The most abundant ion of the molecule under mass spectrometry investigation (N,N-dimethylmethanamine (trimethylamine)) is usually given an arbitrary abundance value of 100, called the base ion peak, and all other abundances ('intensities') are measured against it.

Identifying the species giving the most prominent peaks (apart from M) in the fragmentation pattern of N,N-dimethylmethanamine (trimethylamine).

Unless otherwise indicated, assume the carbon atoms in N,N-dimethylmethanamine (trimethylamine) are the 12C isotope.

Some of the possible positive ions, [molecular fragment]+, formed in the mass spectrometry of N,N-dimethylmethanamine (trimethylamine).

m/z value of [fragment]+ 58 57 56 45 44 43
[molecular fragment]+ [C3H8N]+ [C3H7N]+ [C3H6N]+ [C2H7N]+ [C2H6N]+ [C2H5N]+
m/z value of [fragment]+ 42 41 40 30 29 28 15
[molecular fragment]+ [C2H4N]+ [C2H3N]+ [C2H2N]+ [CH4N]+ [CH3N]+ [CH2N]+ [CH3]+

Analysing and explaining the principal ions in the fragmentation pattern of the mass spectrum of N,N-dimethylmethanamine (trimethylamine)

Atomic masses: H = 1;  C = 12;  N = 14

Bond enthalpies kJ/mol: C-H = 412;  C-N = 305;  N-H = 391

Possible equations to explain the most abundant ion peaks of N,N-dimethylmethanamine (trimethylamine) (tabulated above)

Formation of m/z 58 ion:

[(CH3)3N]+  ===>  [C3H8N]+  +  H

C-H bond scission, loss of hydrogen atom, mass change 59 - 1 = 58

The m/z 58 ion is the base peak ion, the most abundant and 'stable' ion fragment.

The m/z 57 and 56 ions will be formed by further hydrogen atom loss.

Formation of m/z 44 ion:

[(CH3)3N]+  ===>  [C2H6N]+  +  CH3

C-N bond scission, loss of methyl group from the parent molecular ion, mass change 59 - 15 = 44.

The m/z 43, 42 and 41 ions will be formed by further hydrogen atom loss.

Formation of m/z 30 ion :

[C2H7N]+  ===>  [CH4N]+  +  CH3

C-N bond scission, loss of methyl group from the m/z 45 ion ?

The m/z 29 and 28 ions will be formed by further hydrogen atom loss.

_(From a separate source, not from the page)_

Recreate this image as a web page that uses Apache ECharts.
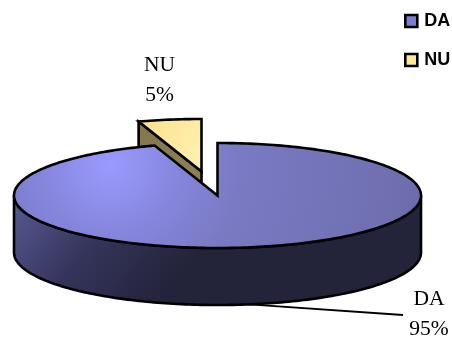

This is a characteristic ion formed in the mass spectrum of aliphatic amines.

Formation of m/z 15 ion:

[(CH3)3N]+  ===>  [CH3]+  +  C2H6N

C-N bond scission, loss of methyl group from the parent molecular ion, but it carries the positive charge, mass change 59 - 44 = 15.

The positive methyl ion could be formed from other fragments too.